Berita Kompas.com dengan tajuk Egy Maulana Bakal "Kesepian" Saat Bela Lechia Gdansk sedikit mengusik optimisme saya bahwa Egy akan sukses di Eropa. Tentu saja, kekuatiran itu bukan tanpa alasan, meski alasan utama juga tidak utuh berkaitan dengan berita tersebut.
Disebutkan bahwa jika bermain di Gdansk, maka Egy akan kekurangan dukungan saat bermain membela Lechia. Hal itu lantaran sedikitnya warga negara Indonesia yang menetap di Gdansk. Menurut Staf KBRI Warsawa, Mirza Satoto, jumlah pekerja dan mahasiswa di Gdansk tidak lebih dari 15 orang. Memang terlalu sedikit.
Sepenting apakah jumlah orang Indonesia akan membantu Egy?. Bagi saya, sedikit banyak kehadiran WNI akan membantu adaptasi Egy disana. Baik itu adaptasi suhu/cuaca dengan mendengar tips-tips orang Indonesia yang sudah terlebih dahulu berada disana dan juga adaptasi kultur terkhususnya makanan. Mungkin saja, komunitas orang Indonesia sesekali dapat menyuguhkan makanan yang sama atau mirip dengan rasa Indonesia.
Oh, jangan salah, jangan pernah remehkan soal adaptasi makanan. Ketika Erik Thohir masih menjadi Presiden Inter Milan dan pemilik DC United, Thohir pernah mengundang dua pemain Indonesia untuk menjalani trial, khususnya di DC uniter yakni Andik Virmansyah dan Syamsir Alam.
Seperti yang kita tahu, kedua pemain itu gagal disana, bahkan Syamsir Alam sudah ditelan bumi sampai sekarang. Apa masalahnya?. Berulang kali, Thohir mengatakan bahwa selain persoalan skill dasar yang kurang kuat, persoalan fighting spirit juga agak rendah. Untuk yang kedua ini, Thohir menerangai berkaitan soal adaptasi makanan.
Menurut Thohir, Andik dan Syamsir Alam yang biasanya makan sayur asem mengalami masalah ketika sekarang "harus" dipaksa makan hamburger dan steak. Adaptasi ini ditambahkan Thohir, lebih mudah ketika umur 12-14 tahun, dan akan terlambat jika sudah diatas 17 tahun.
Menurut saya agak masuk akal, tak usah jauh-jauh melihatnya. Makan Konate dan Dzalilov saja ketika memutuskan membela Sriwijaya FC harus menghadapi masalah pencernaan berat ketika mulai datang ke Sumatera Selatan akibat perbedaan makanan yang biasa dikonsumsi.
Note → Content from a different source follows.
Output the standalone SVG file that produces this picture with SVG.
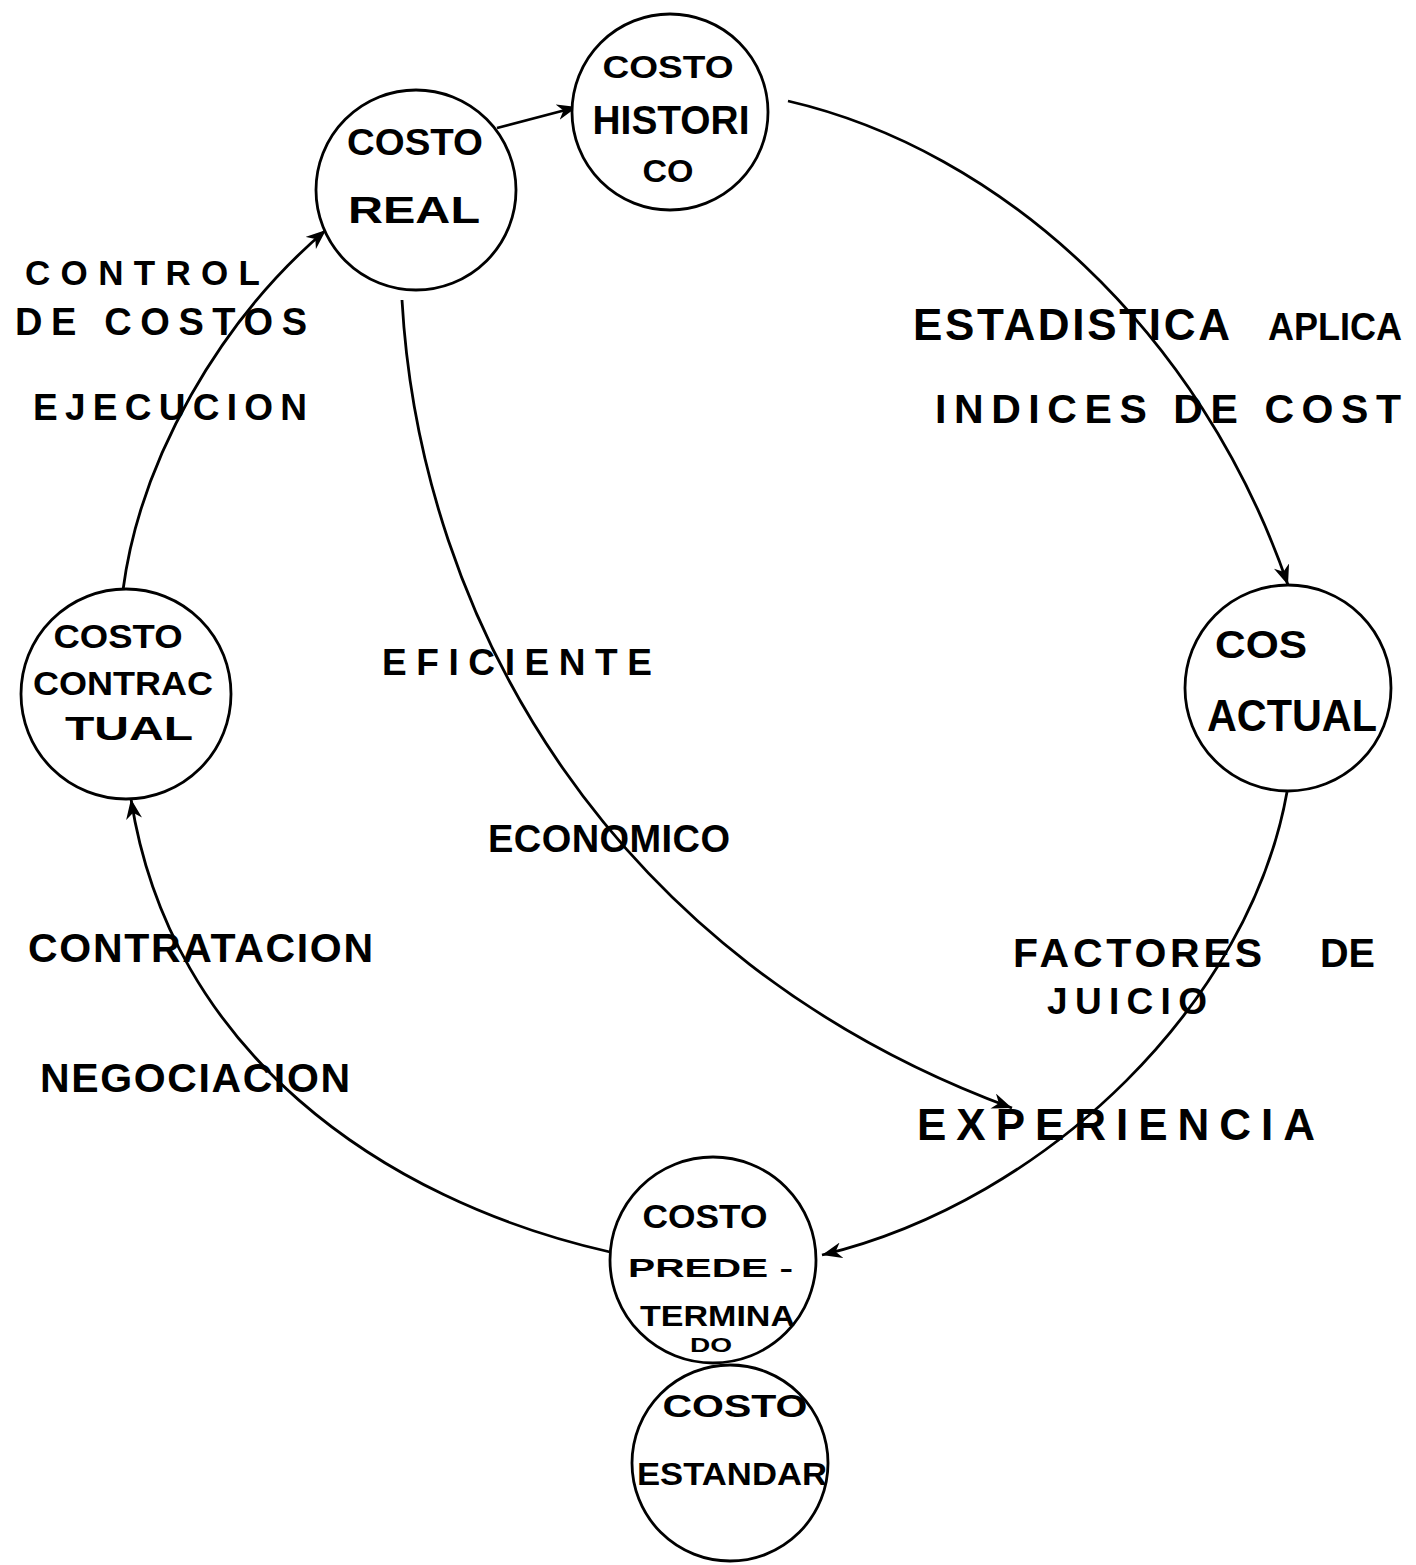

Adaptasi ini harus diantisipasi Egy Vikri, maklum makanan Polandia tentu berbeda. Makanan khas Polanda seperti Pierogi,Ros, Flaki , Zurek, Bigos, Gobki tentu saja akan berbeda rasa di lidah Egy dan semoga tidak bermasalah di pencernaannya. Apakah dengan cara menyiapkan koki, tukang masak. Namun sekali lagi, semoga itu tidak mempengaruhi performa Egy nantinya.
Hal lain yang perlu lagi menjadi perhatian dari kesendirian Egy ini disiratkan oleh mantan pemain timnas, Kurniawan Dwi Yulianto. Kurniawan pernah bermain di Eropa dengan menimba ilmu bersama PSSI Primavera di Italia pada 1993 dan Sampdoria Primavera pada 1994, serta kemudian direkrut klub Swiss, FC Luzern.
Pemain yang dijuluki "Si Kurus" ini mengatakan bahwa hal yang paling utama adalah mental dan bagaimana bisa melawan diri sendiri. Dari pengalamannya, Kurniawan mengalami bahwa atmosfer di dalam dan di luar lapangan yang akan dihadapi Egy berbeda ketika tampil di luar negeri. Apalagi semua yang dilakukan Egy, akan dilakukan secara sendirian.
Jika dibandingkan Kurniawan dan Syamsir Alam, jelas beban Egy lebih berat. Kurniawan dan Syamsir Alam pada awalnya beradaptasi dengan berangkat "ramai-ramai" ke luar negeri. Kurniawan dengan Primavera ke Itali sedangkan Syamsir dengan tim SAD Indonesia ke Uruguay, Amerika Selatan.